Stored rows
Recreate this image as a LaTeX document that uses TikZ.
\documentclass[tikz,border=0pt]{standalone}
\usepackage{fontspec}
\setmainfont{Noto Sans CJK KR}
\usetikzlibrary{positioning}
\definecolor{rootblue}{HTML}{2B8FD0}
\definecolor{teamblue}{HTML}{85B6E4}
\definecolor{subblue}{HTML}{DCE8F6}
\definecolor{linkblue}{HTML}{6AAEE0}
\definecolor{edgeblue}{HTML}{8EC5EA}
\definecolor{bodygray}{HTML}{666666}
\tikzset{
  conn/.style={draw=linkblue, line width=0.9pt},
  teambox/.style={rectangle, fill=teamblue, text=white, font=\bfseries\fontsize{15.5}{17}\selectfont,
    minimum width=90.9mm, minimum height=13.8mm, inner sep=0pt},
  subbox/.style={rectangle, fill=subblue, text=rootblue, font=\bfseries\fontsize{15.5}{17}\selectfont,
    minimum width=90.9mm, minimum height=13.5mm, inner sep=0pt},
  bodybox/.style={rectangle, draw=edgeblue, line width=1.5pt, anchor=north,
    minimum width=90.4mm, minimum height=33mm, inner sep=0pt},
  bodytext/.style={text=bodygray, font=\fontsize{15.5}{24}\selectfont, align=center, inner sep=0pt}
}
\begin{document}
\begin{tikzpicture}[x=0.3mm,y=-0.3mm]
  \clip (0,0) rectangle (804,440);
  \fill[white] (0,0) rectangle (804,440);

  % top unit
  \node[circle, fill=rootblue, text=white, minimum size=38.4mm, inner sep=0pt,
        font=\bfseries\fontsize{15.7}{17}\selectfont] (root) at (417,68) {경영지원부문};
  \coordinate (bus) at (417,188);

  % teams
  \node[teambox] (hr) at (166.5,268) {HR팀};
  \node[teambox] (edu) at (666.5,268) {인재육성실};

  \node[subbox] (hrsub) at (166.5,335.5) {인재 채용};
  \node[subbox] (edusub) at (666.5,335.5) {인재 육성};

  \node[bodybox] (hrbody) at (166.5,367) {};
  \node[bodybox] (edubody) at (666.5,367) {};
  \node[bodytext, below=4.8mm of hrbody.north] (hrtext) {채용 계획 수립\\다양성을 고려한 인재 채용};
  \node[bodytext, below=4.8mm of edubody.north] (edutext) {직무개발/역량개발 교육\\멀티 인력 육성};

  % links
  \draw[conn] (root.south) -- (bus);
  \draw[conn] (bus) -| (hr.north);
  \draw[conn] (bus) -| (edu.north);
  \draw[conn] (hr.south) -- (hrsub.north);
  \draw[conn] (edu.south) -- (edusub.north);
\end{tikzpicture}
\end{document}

--

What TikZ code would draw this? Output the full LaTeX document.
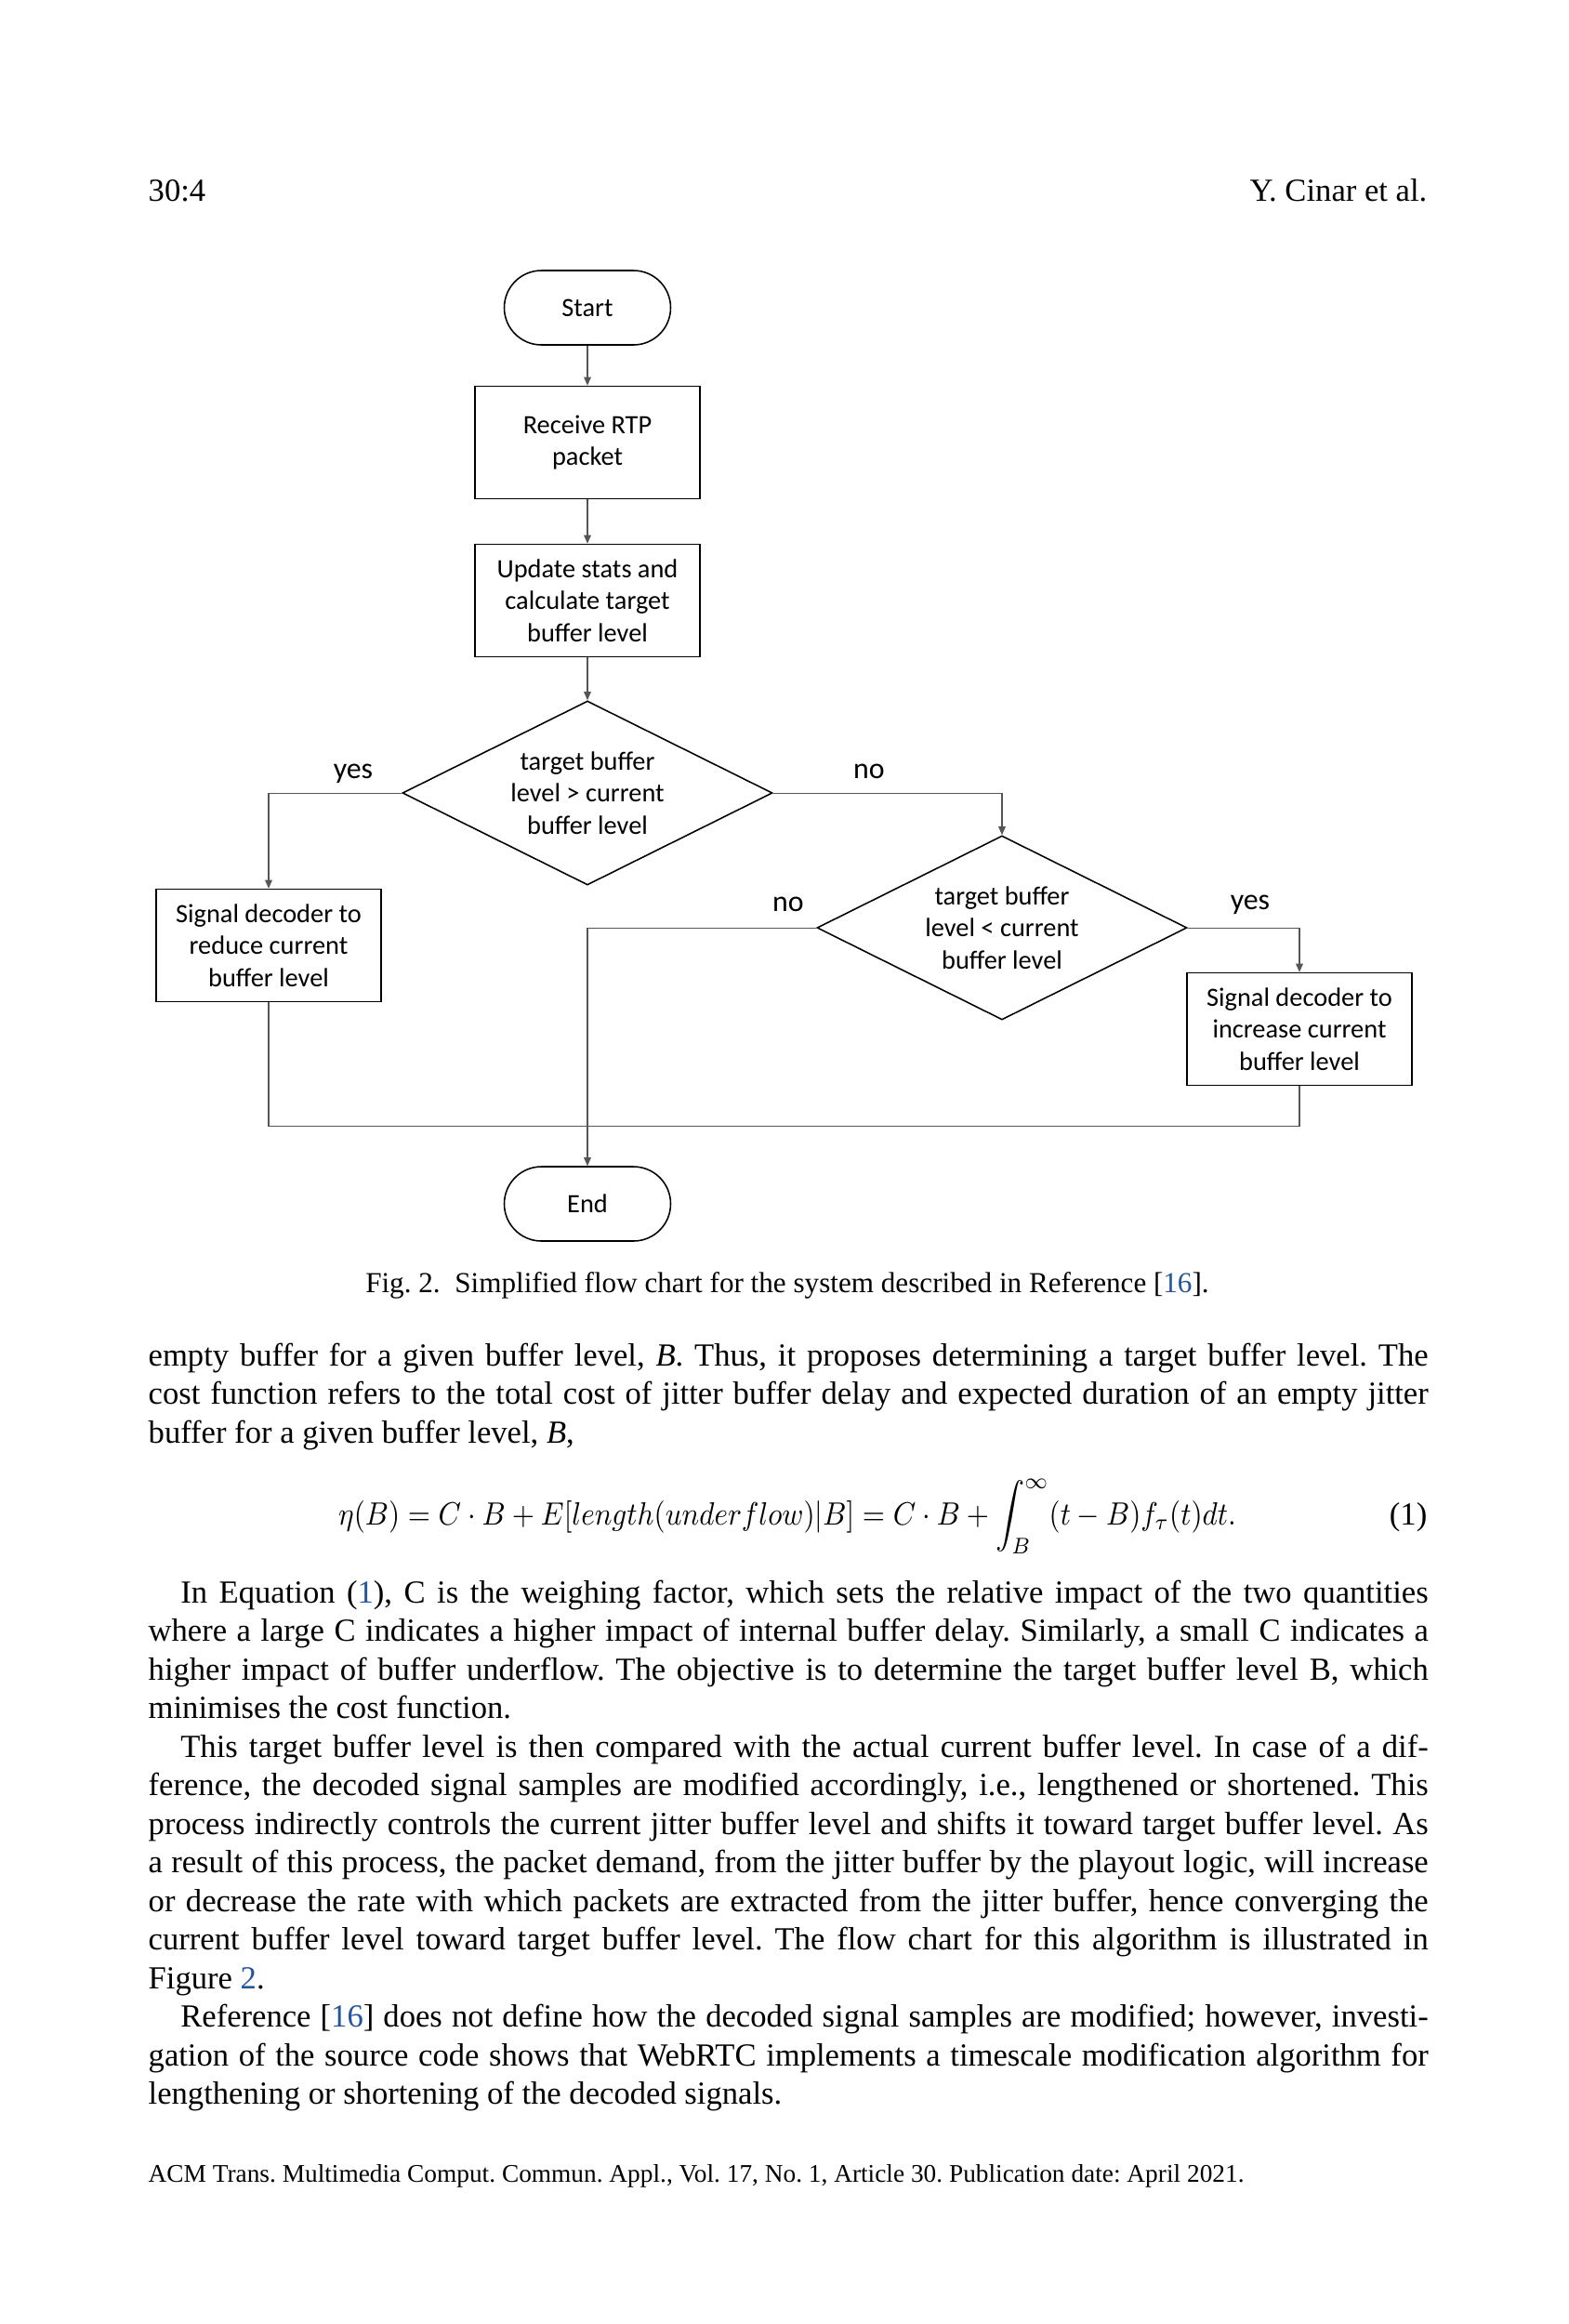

==

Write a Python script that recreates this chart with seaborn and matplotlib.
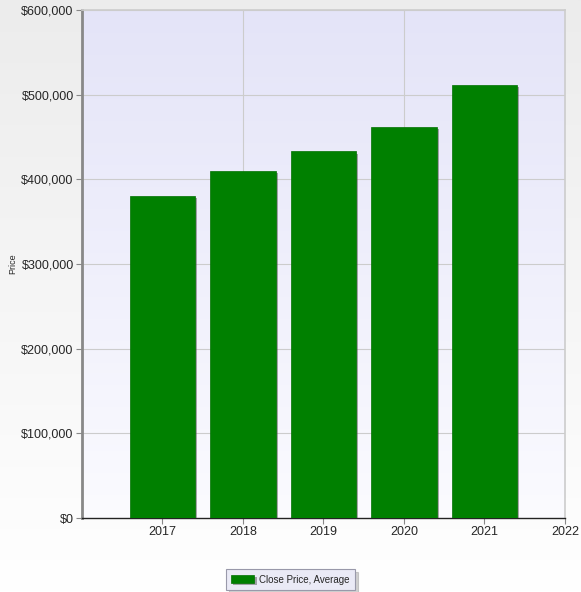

The request
The records are above. How many lines in them contain the word "draw"? Give the number alone.

Answer below
8